## Start Supplied material
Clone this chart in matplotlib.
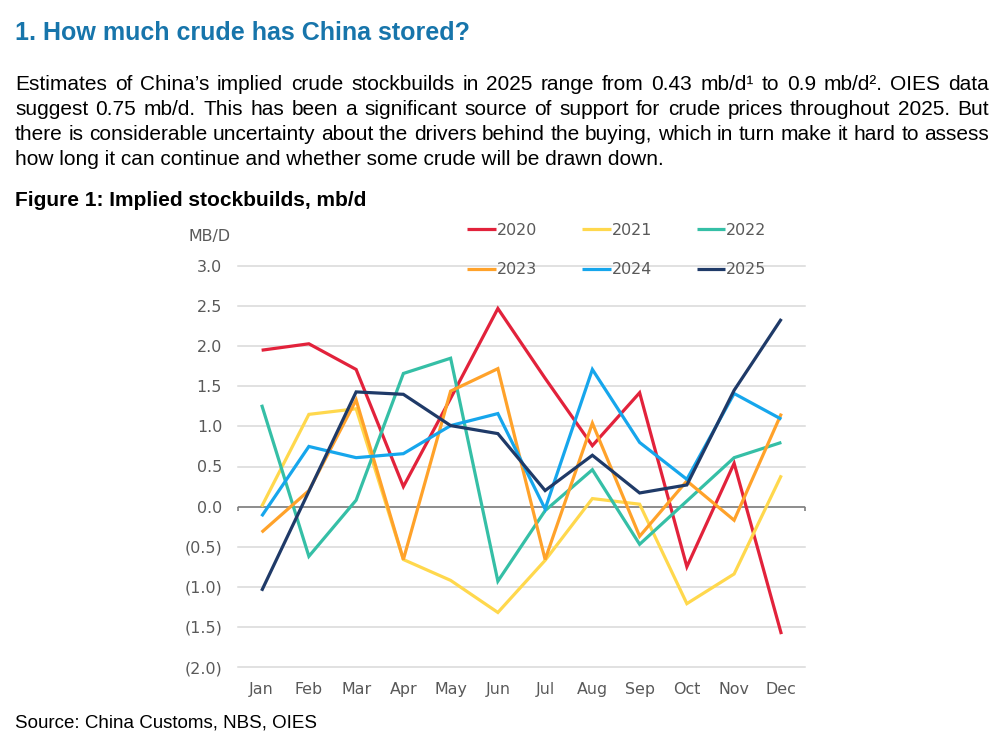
import matplotlib
matplotlib.use("Agg")
import matplotlib.pyplot as plt
from matplotlib.ticker import FuncFormatter, MultipleLocator

# ---------------- data ----------------
months = ['Jan', 'Feb', 'Mar', 'Apr', 'May', 'Jun', 'Jul', 'Aug', 'Sep', 'Oct', 'Nov', 'Dec']
years = ['2020', '2021', '2022', '2023', '2024', '2025']
y2020 = [1.95, 2.03, 1.71, 0.25, 1.35, 2.47, 1.60, 0.76, 1.42, -0.75, 0.54, -1.59]
y2021 = [0.00, 1.15, 1.22, -0.66, -0.92, -1.32, -0.67, 0.10, 0.03, -1.21, -0.84, 0.39]
y2022 = [1.27, -0.62, 0.08, 1.66, 1.85, -0.93, -0.05, 0.46, -0.47, 0.07, 0.61, 0.80]
y2023 = [-0.32, 0.20, 1.33, -0.66, 1.44, 1.72, -0.66, 1.04, -0.37, 0.32, -0.17, 1.16]
y2024 = [-0.12, 0.75, 0.61, 0.66, 1.01, 1.16, -0.03, 1.71, 0.80, 0.34, 1.41, 1.09]
y2025 = [-1.05, 0.19, 1.43, 1.40, 1.01, 0.91, 0.20, 0.64, 0.17, 0.27, 1.45, 2.34]
series = [y2020, y2021, y2022, y2023, y2024, y2025]
colors = ['#E2223B', '#FFD84D', '#35BFA6', '#FFA22A', '#16A6EC', '#1F3A68']

title = "1. How much crude has China stored?"
body_lines = [
    "Estimates of China\u2019s implied crude stockbuilds in 2025 range from 0.43 mb/d\u00b9 to 0.9 mb/d\u00b2. OIES data",
    "suggest 0.75 mb/d. This has been a significant source of support for crude prices throughout 2025. But",
    "there is considerable uncertainty about the drivers behind the buying, which in turn make it hard to assess",
    "how long it can continue and whether some crude will be drawn down.",
]
caption = "Figure 1: Implied stockbuilds, mb/d"
source = "Source: China Customs, NBS, OIES"

# ---------------- figure ----------------
W, H = 1004, 739
fig = plt.figure(figsize=(W / 100, H / 100), dpi=100)
fig.patch.set_facecolor('white')

DOC = 'Liberation Sans'
CH = 'DejaVu Sans'
GRAY = '#595959'

def fx(px):
    return px / W

def fy(py):
    return 1 - py / H

# title
fig.text(fx(15), fy(40), title, fontsize=18, fontweight='bold', color='#1775AB',
         family=DOC, va='baseline', ha='left')

# justified body text
renderer = fig.canvas.get_renderer()
BODY_FS = 15
left_px, right_px = 15, 989
baselines = [90, 115, 140, 165]

def text_w(s):
    t = fig.text(0, 0, s, fontsize=BODY_FS, family=DOC)
    w = t.get_window_extent(renderer).width
    t.remove()
    return w

for i, (line, by) in enumerate(zip(body_lines, baselines)):
    if i == len(body_lines) - 1:
        fig.text(fx(left_px), fy(by), line, fontsize=BODY_FS, family=DOC,
                 color='black', va='baseline', ha='left')
        continue
    words = line.split(' ')
    widths = [text_w(w) for w in words]
    gap = (right_px - left_px - sum(widths)) / (len(words) - 1)
    x = left_px
    for w, wd in zip(words, widths):
        fig.text(fx(x), fy(by), w, fontsize=BODY_FS, family=DOC,
                 color='black', va='baseline', ha='left')
        x += wd + gap

# caption and source
fig.text(fx(15), fy(205.5), caption, fontsize=15, fontweight='bold', color='black',
         family=DOC, va='baseline', ha='left')
fig.text(fx(15), fy(728), source, fontsize=13.5, color='black',
         family=DOC, va='baseline', ha='left')

# ---------------- chart ----------------
ax_l, ax_r, ax_t, ax_b = 238, 805, 266, 667
ax = fig.add_axes([fx(ax_l), fy(ax_b), (ax_r - ax_l) / W, (ax_b - ax_t) / H])
x = list(range(len(months)))
lines = []
for yr, ys, c in zip(years, series, colors):
    ln, = ax.plot(x, ys, color=c, lw=2.3, label=yr, solid_joinstyle='miter',
                  solid_capstyle='butt', zorder=3)
    lines.append(ln)

ax.set_xlim(-0.5, 11.5)
ax.set_ylim(-2.0, 3.0)
ax.yaxis.set_major_locator(MultipleLocator(0.5))
ax.yaxis.set_major_formatter(FuncFormatter(
    lambda v, p: f"({abs(v):.1f})" if v < -1e-9 else f"{abs(v):.1f}"))
ax.set_xticks(x)
ax.set_xticklabels(months)
for s in ax.spines.values():
    s.set_visible(False)
ax.tick_params(axis='both', length=0, colors=GRAY, labelsize=11.4)
ax.tick_params(axis='y', pad=11.5)
ax.tick_params(axis='x', pad=11)
for lab in ax.get_xticklabels() + ax.get_yticklabels():
    lab.set_family(CH)
    lab.set_color(GRAY)
ax.grid(axis='y', color='#D9D9D9', lw=1.1, zorder=0)
ax.grid(axis='x', visible=False)
ax.set_axisbelow(True)
for gl in ax.get_ygridlines():
    gl.set_clip_on(False)

# zero axis line with end ticks
ax.axhline(0, color='#7F7F7F', lw=1.2, zorder=2)
ax.vlines([-0.5, 11.5], -0.06, 0, color='#7F7F7F', lw=1.2, zorder=2, clip_on=False)

# units label
fig.text(fx(210), fy(236), 'MB/D', fontsize=11.4, color=GRAY, family=CH,
         ha='center', va='center')

# legend (row-wise order)
order = [0, 3, 1, 4, 2, 5]
leg = fig.legend([lines[i] for i in order], [years[i] for i in order],
                 loc='center', bbox_to_anchor=(fx(617), fy(250)), ncol=3,
                 frameon=False, handlelength=1.8, handletextpad=0.05,
                 columnspacing=2.85, labelspacing=1.55, borderpad=0, borderaxespad=0,
                 prop={'family': CH, 'size': 11.4})
for t in leg.get_texts():
    t.set_color(GRAY)

fig.savefig('out.png', dpi=100, facecolor='white')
## End Supplied material
**What to do:**
Write out the data precisely as given, excluding the pictures.

**Problem solution:**
Clone this chart in matplotlib.
import matplotlib
matplotlib.use("Agg")
import matplotlib.pyplot as plt
from matplotlib.ticker import FuncFormatter, MultipleLocator

# ---------------- data ----------------
months = ['Jan', 'Feb', 'Mar', 'Apr', 'May', 'Jun', 'Jul', 'Aug', 'Sep', 'Oct', 'Nov', 'Dec']
years = ['2020', '2021', '2022', '2023', '2024', '2025']
y2020 = [1.95, 2.03, 1.71, 0.25, 1.35, 2.47, 1.60, 0.76, 1.42, -0.75, 0.54, -1.59]
y2021 = [0.00, 1.15, 1.22, -0.66, -0.92, -1.32, -0.67, 0.10, 0.03, -1.21, -0.84, 0.39]
y2022 = [1.27, -0.62, 0.08, 1.66, 1.85, -0.93, -0.05, 0.46, -0.47, 0.07, 0.61, 0.80]
y2023 = [-0.32, 0.20, 1.33, -0.66, 1.44, 1.72, -0.66, 1.04, -0.37, 0.32, -0.17, 1.16]
y2024 = [-0.12, 0.75, 0.61, 0.66, 1.01, 1.16, -0.03, 1.71, 0.80, 0.34, 1.41, 1.09]
y2025 = [-1.05, 0.19, 1.43, 1.40, 1.01, 0.91, 0.20, 0.64, 0.17, 0.27, 1.45, 2.34]
series = [y2020, y2021, y2022, y2023, y2024, y2025]
colors = ['#E2223B', '#FFD84D', '#35BFA6', '#FFA22A', '#16A6EC', '#1F3A68']

title = "1. How much crude has China stored?"
body_lines = [
    "Estimates of China\u2019s implied crude stockbuilds in 2025 range from 0.43 mb/d\u00b9 to 0.9 mb/d\u00b2. OIES data",
    "suggest 0.75 mb/d. This has been a significant source of support for crude prices throughout 2025. But",
    "there is considerable uncertainty about the drivers behind the buying, which in turn make it hard to assess",
    "how long it can continue and whether some crude will be drawn down.",
]
caption = "Figure 1: Implied stockbuilds, mb/d"
source = "Source: China Customs, NBS, OIES"

# ---------------- figure ----------------
W, H = 1004, 739
fig = plt.figure(figsize=(W / 100, H / 100), dpi=100)
fig.patch.set_facecolor('white')

DOC = 'Liberation Sans'
CH = 'DejaVu Sans'
GRAY = '#595959'

def fx(px):
    return px / W

def fy(py):
    return 1 - py / H

# title
fig.text(fx(15), fy(40), title, fontsize=18, fontweight='bold', color='#1775AB',
         family=DOC, va='baseline', ha='left')

# justified body text
renderer = fig.canvas.get_renderer()
BODY_FS = 15
left_px, right_px = 15, 989
baselines = [90, 115, 140, 165]

def text_w(s):
    t = fig.text(0, 0, s, fontsize=BODY_FS, family=DOC)
    w = t.get_window_extent(renderer).width
    t.remove()
    return w

for i, (line, by) in enumerate(zip(body_lines, baselines)):
    if i == len(body_lines) - 1:
        fig.text(fx(left_px), fy(by), line, fontsize=BODY_FS, family=DOC,
                 color='black', va='baseline', ha='left')
        continue
    words = line.split(' ')
    widths = [text_w(w) for w in words]
    gap = (right_px - left_px - sum(widths)) / (len(words) - 1)
    x = left_px
    for w, wd in zip(words, widths):
        fig.text(fx(x), fy(by), w, fontsize=BODY_FS, family=DOC,
                 color='black', va='baseline', ha='left')
        x += wd + gap

# caption and source
fig.text(fx(15), fy(205.5), caption, fontsize=15, fontweight='bold', color='black',
         family=DOC, va='baseline', ha='left')
fig.text(fx(15), fy(728), source, fontsize=13.5, color='black',
         family=DOC, va='baseline', ha='left')

# ---------------- chart ----------------
ax_l, ax_r, ax_t, ax_b = 238, 805, 266, 667
ax = fig.add_axes([fx(ax_l), fy(ax_b), (ax_r - ax_l) / W, (ax_b - ax_t) / H])
x = list(range(len(months)))
lines = []
for yr, ys, c in zip(years, series, colors):
    ln, = ax.plot(x, ys, color=c, lw=2.3, label=yr, solid_joinstyle='miter',
                  solid_capstyle='butt', zorder=3)
    lines.append(ln)

ax.set_xlim(-0.5, 11.5)
ax.set_ylim(-2.0, 3.0)
ax.yaxis.set_major_locator(MultipleLocator(0.5))
ax.yaxis.set_major_formatter(FuncFormatter(
    lambda v, p: f"({abs(v):.1f})" if v < -1e-9 else f"{abs(v):.1f}"))
ax.set_xticks(x)
ax.set_xticklabels(months)
for s in ax.spines.values():
    s.set_visible(False)
ax.tick_params(axis='both', length=0, colors=GRAY, labelsize=11.4)
ax.tick_params(axis='y', pad=11.5)
ax.tick_params(axis='x', pad=11)
for lab in ax.get_xticklabels() + ax.get_yticklabels():
    lab.set_family(CH)
    lab.set_color(GRAY)
ax.grid(axis='y', color='#D9D9D9', lw=1.1, zorder=0)
ax.grid(axis='x', visible=False)
ax.set_axisbelow(True)
for gl in ax.get_ygridlines():
    gl.set_clip_on(False)

# zero axis line with end ticks
ax.axhline(0, color='#7F7F7F', lw=1.2, zorder=2)
ax.vlines([-0.5, 11.5], -0.06, 0, color='#7F7F7F', lw=1.2, zorder=2, clip_on=False)

# units label
fig.text(fx(210), fy(236), 'MB/D', fontsize=11.4, color=GRAY, family=CH,
         ha='center', va='center')

# legend (row-wise order)
order = [0, 3, 1, 4, 2, 5]
leg = fig.legend([lines[i] for i in order], [years[i] for i in order],
                 loc='center', bbox_to_anchor=(fx(617), fy(250)), ncol=3,
                 frameon=False, handlelength=1.8, handletextpad=0.05,
                 columnspacing=2.85, labelspacing=1.55, borderpad=0, borderaxespad=0,
                 prop={'family': CH, 'size': 11.4})
for t in leg.get_texts():
    t.set_color(GRAY)

fig.savefig('out.png', dpi=100, facecolor='white')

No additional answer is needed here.